Final judgment was entered in this case on May 9, 1996. Neither Gulf nor TWCC filed a motion for new trial within thirty days of the judgment. On June 17, 1996, Gulf filed an unsworn motion to vacate the judgment. In their motion, Gulf argued that they did not get notice of the May 9, 1996, judgment until June 13, 1996, and that, consequently, in accordance with Tex.R. Civ. P. 306(a), the trial court had authority to set aside the judgment. The court granted their motion on June 18, 1996.

In order to establish the application of rule 306(a), the party adversely affected is required to prove in the trial court, on sworn motion and notice, the date on which the party or his attorney first either received a notice of the judgment or acquired actual knowledge of the signing and that this date was more than twenty days after the judgment was signed. In the Interest of Simpson, 932 S.W.2d 674 (Tex.App.—Amarillo 1996, no writ); Tex.R. Civ. P. 306(a)(5). Unless a party establishes in the manner prescribed by rule 306(a), on sworn motion, that he had no notice or knowledge of the judgment, the general rule prevails: a trial court’s power to grant a new trial or to vacate, modify, correct, or reform a judgment expires thirty days after entry of judgment. Womack–Humphreys Architects, Inc. v. Barrasso, 866 S.W.2d 809, 813 (Tex.App.—Dallas 1994, writ denied). See also Memorial Hosp. of Galveston County v. Gillis, 741 S.W.2d 364 (Tex.1987); Harris County v. Miller, 576 S.W.2d 808 (Tex.1979); Tex.R. Civ. P. 329b.

A failure to swear to a motion, while a defect, may not necessarily be fatal if a party substantially complies with rule 306(a). Thermex Energy Corp. v. Rantec Corp., 766 S.W.2d 402 (Tex.App.—Dallas 1989, writ denied). In this case, however, Gulf did not substantially comply with the rule. Gulf did not provide a sworn motion to the court in compliance with rule 306(a), nor did the order granting Gulf’s motion to vacate recite that Gulf had no notice or knowledge of the May 9th order. No statement of facts has been brought before us indicating that Gulf sustained its burden of proof at a hearing on the motion to vacate. There is nothing in the record indicating that Gulf met its burden of proof concerning when it actually gained knowledge of the May 9th final judgment; nor is there anything in the record negating the possibility that Gulf acquired actual knowledge of the judgment within twenty days of its signing.
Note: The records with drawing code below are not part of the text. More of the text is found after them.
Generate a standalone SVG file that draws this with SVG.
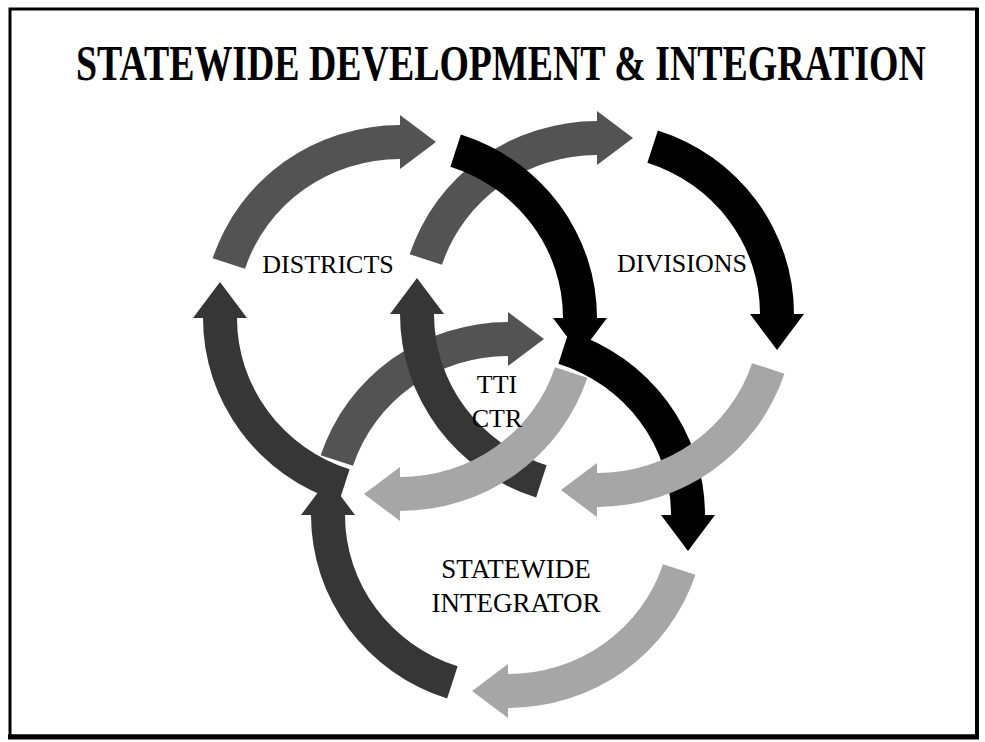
<svg xmlns="http://www.w3.org/2000/svg" width="985" height="742" viewBox="0 0 985 742">
<style>
.lbl{font-family:"Liberation Serif","Times New Roman",serif;font-size:26px;fill:#000;text-anchor:middle}
.big{font-size:27px}
.title{font-family:"Liberation Serif","Times New Roman",serif;font-weight:bold;font-size:50px;fill:#000}
.top{fill:#535353}
.right{fill:#000}
.bottom{fill:#a6a6a6}
.left{fill:#363636}
</style>
<defs>
<path id="arcTop" d="M-187.36,-59.64 A197,193 0 0 1 0,-193 L0,-203 L36,-176 L0,-149 L0,-159 A163,159 0 0 0 -155.02,-49.13 Z"/>
<path id="arcRight" d="M60.88,-183.55 A197,193 0 0 1 197,0 L207,0 L180,36 L153,0 L163,0 A163,159 0 0 0 50.37,-151.22 Z"/>
<path id="arcBottom" d="M187.36,59.64 A197,193 0 0 1 0,193 L0,203 L-36,176 L0,149 L0,159 A163,159 0 0 0 155.02,49.13 Z"/>
<path id="arcLeft" d="M-60.88,183.55 A197,193 0 0 1 -197,0 L-207,0 L-180,-36 L-153,0 L-163,0 A163,159 0 0 0 -50.37,151.22 Z"/>
</defs>
<rect width="985" height="742" fill="#fff"/>
<g id="frame" fill="none" stroke="#000">
<rect x="10" y="9" width="967" height="727" stroke-width="3"/>
<line x1="8" y1="737" x2="979" y2="737" stroke-width="5"/>
<line x1="977" y1="8" x2="977" y2="739" stroke-width="4"/>
</g>
<text class="title" transform="matrix(0.757,0,0,1,76,80)" x="0" y="0">STATEWIDE DEVELOPMENT &amp; INTEGRATION</text>
<g id="connectors">
<use href="#arcTop" class="top" transform="translate(508,515)"/>
<use href="#arcLeft" class="left" transform="translate(597,314)"/>
<use href="#arcBottom" class="bottom" transform="translate(400,318)"/>
<use href="#arcTop" class="top" transform="translate(597,314)"/>
<use href="#arcRight" class="right" transform="translate(400,318)"/>
<use href="#arcRight" class="right" transform="translate(508,515)"/>
<use href="#arcBottom" class="bottom" transform="translate(597,314)"/>
<use href="#arcTop" class="top" transform="translate(400,318)"/>
<use href="#arcLeft" class="left" transform="translate(400,318)"/>
<use href="#arcRight" class="right" transform="translate(597,314)"/>
<use href="#arcBottom" class="bottom" transform="translate(508,515)"/>
<use href="#arcLeft" class="left" transform="translate(508,515)"/>
</g>
<g id="districts"><text class="lbl" x="328" y="273">DISTRICTS</text></g>
<g id="divisions"><text class="lbl" x="682" y="272">DIVISIONS</text></g>
<g id="tticenter"><text class="lbl" x="497" y="393">TTI</text><text class="lbl" x="497" y="427">CTR</text></g>
<g id="statewide"><text class="lbl big" x="516" y="578">STATEWIDE</text><text class="lbl big" x="516" y="612">INTEGRATOR</text></g>
</svg>
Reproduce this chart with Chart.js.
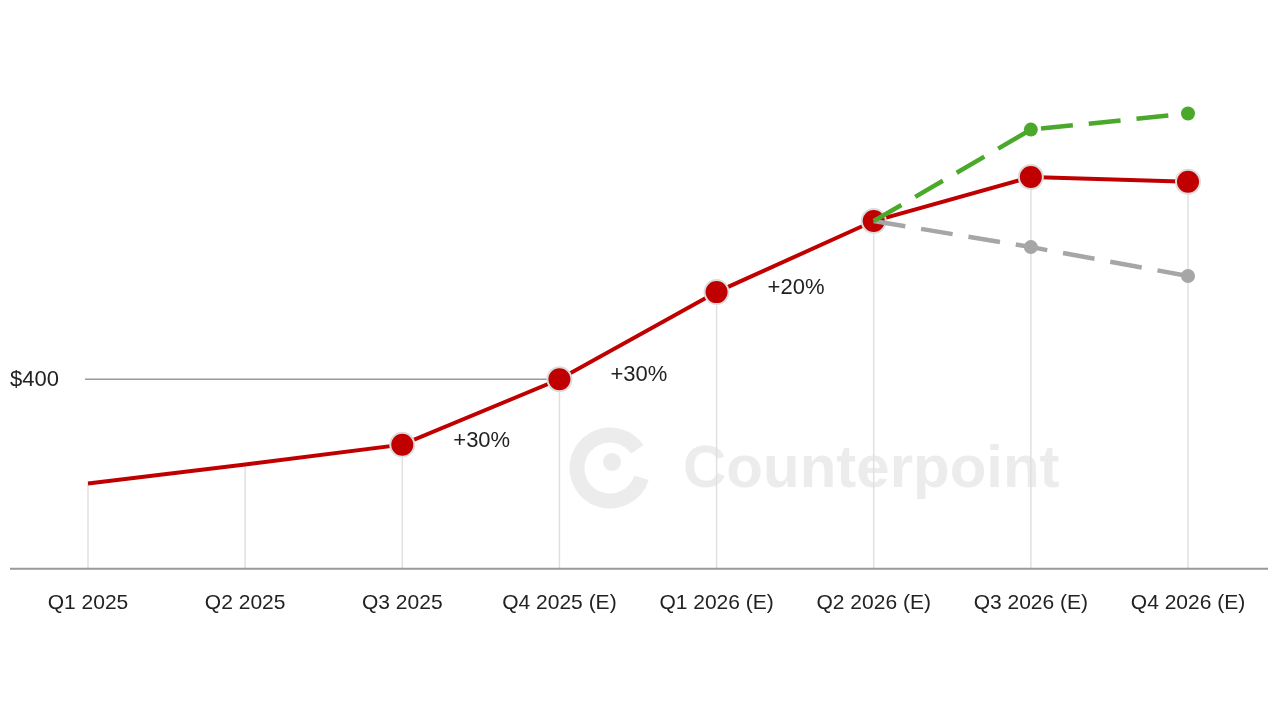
<!DOCTYPE html>
<html><head><meta charset="utf-8">
<script src="https://cdn.jsdelivr.net/npm/chart.js@4"></script>
<style>html,body{margin:0;background:#fff}#w{width:1280px;height:720px}</style>
</head><body><div id="w"><canvas id="c"></canvas></div>
<script>
const categories=["Q1 2025","Q2 2025","Q3 2025","Q4 2025 (E)","Q1 2026 (E)","Q2 2026 (E)","Q3 2026 (E)","Q4 2026 (E)"];
const baseValues=[180,220,262,400,584,734,827,817];
const highValues=[null,null,null,null,null,734,927,961];
const lowValues=[null,null,null,null,null,734,679,618];
const growthLabels=[null,null,"+30%","+30%","+20%",null,null,null];
const refValue=400, refLabel="$400";

const deco={id:'deco',
 beforeDatasetsDraw(ch){
  const {ctx,chartArea:a,scales:{x,y}}=ch;
  ctx.save();
  ctx.globalAlpha=0.12;ctx.strokeStyle='#666';ctx.lineWidth=15;
  ctx.beginPath();ctx.arc(610,468,33,0.3,Math.PI*2-0.6);ctx.stroke();
  ctx.fillStyle='#666';ctx.beginPath();ctx.arc(612,462,9,0,Math.PI*2);ctx.fill();
  ctx.font='bold 60px "Liberation Sans",Arial';ctx.textBaseline='middle';ctx.fillText('Counterpoint',683,470);
  ctx.globalAlpha=1;
  ctx.strokeStyle='#e0e0e0';ctx.lineWidth=1.5;
  baseValues.forEach((v,i)=>{const px=x.getPixelForValue(i);ctx.beginPath();ctx.moveTo(px,y.getPixelForValue(v));ctx.lineTo(px,a.bottom);ctx.stroke();});
  const ry=y.getPixelForValue(refValue);
  ctx.strokeStyle='#999';ctx.lineWidth=1.5;ctx.beginPath();ctx.moveTo(a.left-3,ry);ctx.lineTo(x.getPixelForValue(3),ry);ctx.stroke();
  ctx.fillStyle='#222';ctx.font='22px "Liberation Sans",Arial';ctx.textAlign='left';ctx.fillText(refLabel,10,ry+1);
  ctx.strokeStyle='#999';ctx.lineWidth=2;ctx.beginPath();ctx.moveTo(10,a.bottom);ctx.lineTo(1268,a.bottom);ctx.stroke();
  ctx.restore();
 },
 afterDatasetsDraw(ch){
  const {ctx,scales:{x,y}}=ch;
  ctx.save();ctx.fillStyle='#222';ctx.font='22px "Liberation Sans",Arial';ctx.textBaseline='middle';
  growthLabels.forEach((t,i)=>{if(!t)return;ctx.fillText(t,x.getPixelForValue(i)+51,y.getPixelForValue(baseValues[i])-4);});
  ctx.restore();
 }};

new Chart(document.getElementById('c'),{type:'line',
 data:{labels:categories,datasets:[
  {data:highValues,borderColor:'#4aa82a',borderWidth:4.5,borderDash:[32,16],pointRadius:c=>c.dataIndex===5?0:7,pointBackgroundColor:'#4aa82a',pointBorderWidth:0},
  {data:lowValues,borderColor:'#a6a6a6',borderWidth:4.5,borderDash:[32,16],pointRadius:c=>c.dataIndex===5?0:7,pointBackgroundColor:'#a6a6a6',pointBorderWidth:0},
  {data:baseValues,borderColor:'#c00000',borderWidth:4,pointRadius:c=>c.dataIndex<2?0:12,pointBackgroundColor:'#c00000',pointBorderColor:'#dcdcdc',pointBorderWidth:2}
 ]},
 options:{responsive:true,maintainAspectRatio:false,animation:false,
  layout:{padding:{left:88,right:92,top:95,bottom:90}},
  plugins:{legend:{display:false},tooltip:{enabled:false}},
  scales:{
   y:{display:false,min:0,max:1000},
   x:{offset:false,grid:{display:false},border:{display:false},ticks:{color:'#222',font:{size:21,family:'"Liberation Sans",Arial'},padding:14,maxRotation:0,autoSkip:false}}
  }},
 plugins:[deco]});
</script></body></html>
Since Gulf did not establish the applicability of rule 306(a)in the trial court in the manner prescribed by the rule and by the Texas Supreme Court, the trial court was without jurisdiction to vacate the judgment. See Gillis, 741 S.W.2d at 365. The court acted after its plenary power had expired. Tex.R. Civ. P. 329b. Because the appeal was not timely perfected, it is dismissed.

*2 APPEAL DISMISSED.

Footnotes

1

The Honorable David Farris, sitting by assignment pursuant to Tex. Gov’t Code Ann. § 74.003(b) (Vernon 1988).